Bush did his work all across the field. He rushed eight times for 32 yards to the left, nine times for 39 yards to the right and four times for 14 yards up the middle.

But it was in the passing game where he hurt the Vikings most, including a short pass in the middle of the field that Bush turned into a 77-yard touchdown. Of course, the Vikings were without their 11th-year veteran defensive tackle, Kevin Williams, who was out with a knee injury.

"They didn't have Kevin Williams, but they have an outstanding front. (Brian) Robison, Jared Allen, I mean those guys are tough," Lions coach Jim Schwartz said. "First-round draft pick in (Sharrif) Floyd. Pro Bowl linebacker in (Chad) Greenway – a lot of respect for him. I mean, that's a very, very good front and they've given us a lot of problems – last year they gave us an awful lot of problems. We had a hard time getting a pass off without getting hit last year. We couldn't run the ball for an inch. This year was a different story."

It wasn't just physical errors. The Vikings had plenty of mental errors on defense, too. Some of it was missing gap assignments or contain, but they were also guilty of back-breaking penalties.

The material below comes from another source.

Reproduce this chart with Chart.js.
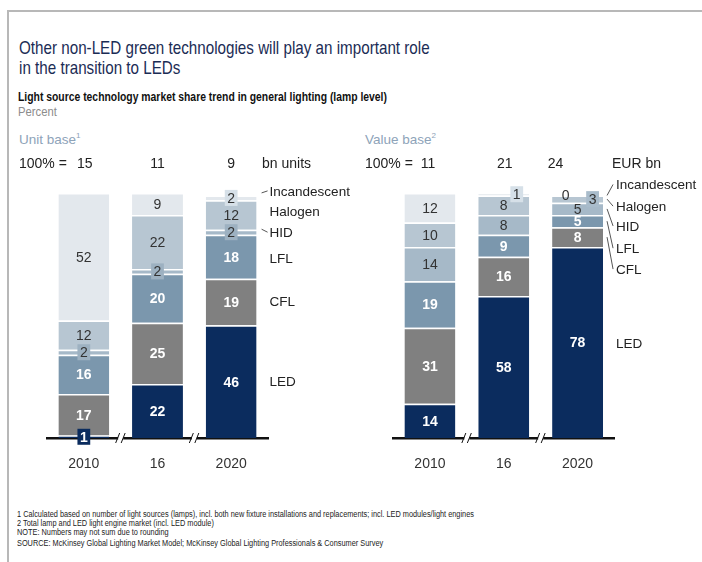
<!DOCTYPE html>
<html lang="en">
<head>
<meta charset="UTF-8">
<title>Light source technology market share</title>
<script src="https://cdn.jsdelivr.net/npm/chart.js"></script>
<style>
    body {
        margin: 0;
        width: 702px;
        height: 562px;
        position: relative;
        overflow: hidden;
        background: #fff;
        font-family: "Liberation Sans", Arial, sans-serif;
    }
    .frame {
        position: absolute;
        left: 7px;
        top: 10px;
        right: -10px;
        bottom: -10px;
        border-left: 2px solid #b8b8b8;
        border-top: 2px solid #b8b8b8;
    }
    .txt { position: absolute; white-space: nowrap; transform-origin: 0 0; }
    #title { left: 19px; top: 38px; font-size: 19px; line-height: 19.5px; color: #1b2c55; transform: scaleX(0.8); }
    #subtitle { left: 18px; top: 91px; font-size: 12.5px; line-height: 12.5px; font-weight: bold; color: #111; transform: scaleX(0.83); }
    #percent { left: 18px; top: 106px; font-size: 12.5px; line-height: 12.5px; color: #8c8c8c; transform: scaleX(0.9); }
    .base { top: 133px; font-size: 13.5px; line-height: 14px; color: #8ea3b9; }
    .base sup { font-size: 8px; vertical-align: 6px; line-height: 0; }
    #notes { left: 17px; top: 510px; font-size: 8.5px; line-height: 9px; color: #222; transform: scaleX(0.865); }
    #notes .src { margin-top: 1.5px; }
    canvas { position: absolute; }
</style>
</head>
<body>
<div class="frame"></div>
<div id="title" class="txt">Other non-LED green technologies will play an important role<br>in the transition to LEDs</div>
<div id="subtitle" class="txt">Light source technology market share trend in general lighting (lamp level)</div>
<div id="percent" class="txt">Percent</div>
<div class="txt base" style="left:19px">Unit base<sup>1</sup></div>
<div class="txt base" style="left:365px">Value base<sup>2</sup></div>

<div style="position:absolute; left:0; top:140px; width:360px; height:345px;"><canvas id="unitChart"></canvas></div>
<div style="position:absolute; left:350px; top:140px; width:352px; height:345px;"><canvas id="valueChart"></canvas></div>

<div id="notes" class="txt">
    <div>1 Calculated based on number of light sources (lamps), incl. both new fixture installations and replacements; incl. LED modules/light engines</div>
    <div>2 Total lamp and LED light engine market (incl. LED module)</div>
    <div>NOTE: Numbers may not sum due to rounding</div>
    <div class="src">SOURCE: McKinsey Global Lighting Market Model; McKinsey Global Lighting Professionals &amp; Consumer Survey</div>
</div>

<script>
const years = ['2010', '16', '2020'];
const technologies = ['LED', 'CFL', 'LFL', 'HID', 'Halogen', 'Incandescent'];

// Unit base, % of lamps sold
const unitLED = [1, 22, 46];
const unitCFL = [17, 25, 19];
const unitLFL = [16, 20, 18];
const unitHID = [2, 2, 2];
const unitHalogen = [12, 22, 12];
const unitIncandescent = [52, 9, 2];
const unitTotals = [15, 11, 9];          // bn units

// Value base, % of market value
const valueLED = [14, 58, 78];
const valueCFL = [31, 16, 8];
const valueLFL = [19, 9, 5];
const valueHID = [14, 8, 5];
const valueHalogen = [10, 8, 3];
const valueIncandescent = [12, 1, 0];
const valueTotals = [11, 21, 24];        // EUR bn

const FONT = '"Liberation Sans", Arial, sans-serif';

// fill, label colour, bold label, colour of the small callout box
const styles = {
    LED:          { fill: '#0b2c5e', text: '#ffffff', bold: true,  box: '#0b2c5e' },
    CFL:          { fill: '#808080', text: '#ffffff', bold: true,  box: '#808080' },
    LFL:          { fill: '#7b97ad', text: '#ffffff', bold: true,  box: '#7b97ad' },
    HID:          { fill: '#a6b9c8', text: '#333333', bold: false, box: '#9db1c1' },
    Halogen:      { fill: '#b7c6d2', text: '#333333', bold: false, box: '#a9bccb' },
    Incandescent: { fill: '#e3e8ed', text: '#333333', bold: false, box: '#d6e0e8' }
};

function makeDatasets(rows) {
    return technologies.map((name, k) => ({
        label: name,
        data: rows[k],
        backgroundColor: styles[name].fill,
        borderColor: '#ffffff',
        borderWidth: { top: 1.5, right: 0, bottom: 0, left: 0 },
        borderSkipped: false,
        textColor: styles[name].text,
        boldText: styles[name].bold,
        boxColor: styles[name].box,
        barPercentage: 0.69,
        categoryPercentage: 1
    }));
}

// numbers inside the segments, the "100% =" row, series names and axis breaks
const annotate = {
    id: 'annotate',
    afterDraw(chart, args, opts) {
        const ctx = chart.ctx;
        const xs = chart.scales.x;
        const area = chart.chartArea;
        ctx.save();
        ctx.textAlign = 'center';
        ctx.textBaseline = 'middle';

        chart.data.datasets.forEach((ds, di) => {
            chart.getDatasetMeta(di).data.forEach((bar, i) => {
                const v = ds.data[i];
                const spec = opts.callouts[di + ':' + i] || {};
                const x = bar.x + (spec.dx || 0);
                const y = (bar.y + bar.base) / 2 + (spec.dy || 0);
                ctx.font = (ds.boldText ? 'bold ' : '') + '14px ' + FONT;
                if (v <= 3 && spec.box !== false) {
                    const w = ctx.measureText(String(v)).width + 5;
                    ctx.fillStyle = ds.boxColor;
                    ctx.fillRect(x - w / 2, y - 8, w, 16);
                }
                ctx.fillStyle = ds.textColor;
                ctx.fillText(String(v), x, y + 1);
            });
        });

        // totals row
        ctx.font = '14px ' + FONT;
        ctx.fillStyle = '#222';
        const rowY = 24;
        ctx.textAlign = 'left';
        ctx.fillText('100% =', opts.prefixX, rowY);
        ctx.fillText(opts.unit, opts.unitX, rowY);
        ctx.textAlign = 'center';
        opts.totals.forEach((t, i) => {
            ctx.fillText(String(t), xs.getPixelForValue(i) + (opts.totalsNudge[i] || 0), rowY);
        });

        // series names next to the last bar
        const last = chart.data.labels.length - 1;
        ctx.textAlign = 'left';
        ctx.font = '13.5px ' + FONT;
        ctx.strokeStyle = '#555';
        ctx.lineWidth = 1;
        chart.data.datasets.forEach((ds, di) => {
            const bar = chart.getDatasetMeta(di).data[last];
            const segY = (bar.y + bar.base) / 2;
            const right = bar.x + bar.width / 2;
            const lx = right + 13;
            const ly = segY + opts.nameNudge[di];
            ctx.fillStyle = '#222';
            ctx.fillText(ds.label, lx, ly);
            const lead = opts.leaders[di];
            if (lead === 'seg') {
                ctx.beginPath();
                ctx.moveTo(right + 4, segY);
                ctx.lineTo(lx - 3, ly - 1);
                ctx.stroke();
            } else if (typeof lead === 'number') {
                ctx.beginPath();
                ctx.moveTo(lx - 8, ly + lead);
                ctx.lineTo(lx - 2, ly - 1);
                ctx.stroke();
            }
        });

        // axis breaks between the columns
        const by = area.bottom;
        for (let i = 0; i < last; i++) {
            const bx = (xs.getPixelForValue(i) + xs.getPixelForValue(i + 1)) / 2;
            ctx.fillStyle = '#fff';
            ctx.fillRect(bx - 2.5, by - 3, 5, 6);
            ctx.strokeStyle = '#111';
            ctx.lineWidth = 1;
            ctx.beginPath();
            ctx.moveTo(bx - 5, by + 5); ctx.lineTo(bx - 1, by - 5);
            ctx.moveTo(bx + 0.5, by + 5); ctx.lineTo(bx + 4.5, by - 5);
            ctx.stroke();
        }
        ctx.restore();
    }
};

function makeChart(id, rows, pad, annot) {
    return new Chart(document.getElementById(id), {
        type: 'bar',
        data: { labels: years, datasets: makeDatasets(rows) },
        plugins: [annotate],
        options: {
            responsive: true,
            maintainAspectRatio: false,
            animation: false,
            layout: { padding: pad },
            plugins: {
                legend: { display: false },
                tooltip: { enabled: false },
                annotate: annot
            },
            scales: {
                x: {
                    stacked: true,
                    grid: { display: false, drawTicks: false },
                    border: { display: true, color: '#111', width: 2.5 },
                    ticks: { color: '#333', font: { family: FONT, size: 14 }, padding: 18 },
                    afterFit(scale) { scale.height = 47; }
                },
                y: { stacked: true, display: false, min: 0, max: 100 }
            }
        }
    });
}

makeChart('unitChart',
    [unitLED, unitCFL, unitLFL, unitHID, unitHalogen, unitIncandescent],
    { left: 47, right: 92, top: 53, bottom: 0 },
    {
        callouts: {},
        totals: unitTotals,
        totalsNudge: [1, 0, 0],
        prefixX: 19,
        unit: 'bn units',
        unitX: 262,
        nameNudge: [1, 0, 3, 1, -3, -6],
        leaders: [null, null, null, -4, null, 1]
    });

makeChart('valueChart',
    [valueLED, valueCFL, valueLFL, valueHID, valueHalogen, valueIncandescent],
    { left: 43, right: 87.5, top: 53, bottom: 0 },
    {
        callouts: {
            '5:1': { dx: 13 },
            '5:2': { dx: -12, box: false },
            '4:2': { dx: 15 }
        },
        totals: valueTotals,
        totalsNudge: [-2, 1, -22],
        prefixX: 15,
        unit: 'EUR bn',
        unitX: 262,
        nameNudge: [2, 33, 28, 18, 8, -10],
        leaders: [null, 'seg', 'seg', 'seg', 'seg', 'seg']
    });
</script>
</body>
</html>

In the fourth quarter, with the Vikings trailing 27-24, they had the Lions facing third-and-15 and forced an incompletion … followed by a roughing the passer penalty on Letroy Guion. That gave Stafford a fresh set of downs. Three plays later, on third-and-5, he got a pass interference penalty on Xavier Rhodes. It took only four more plays and the Lions had a touchdown and a 34-24 lead that ended the scoring.

"We had a chance there in the fourth to get off the field twice. We had penalties to keep the drive going. We're down by three and we're then looking at a totally different game," Allen said. "We go down, let them score and waste a bunch of clock. I mean I don't know how many eight-play, 10-play drives they had today, but it was a lot and it was embarrassing. It's indicative of who we are. I meant it when I said we have the potential to be the best front seven that I've been a part of and guys have to play better."

If they don't, it won't just be Ponder getting buried in criticism.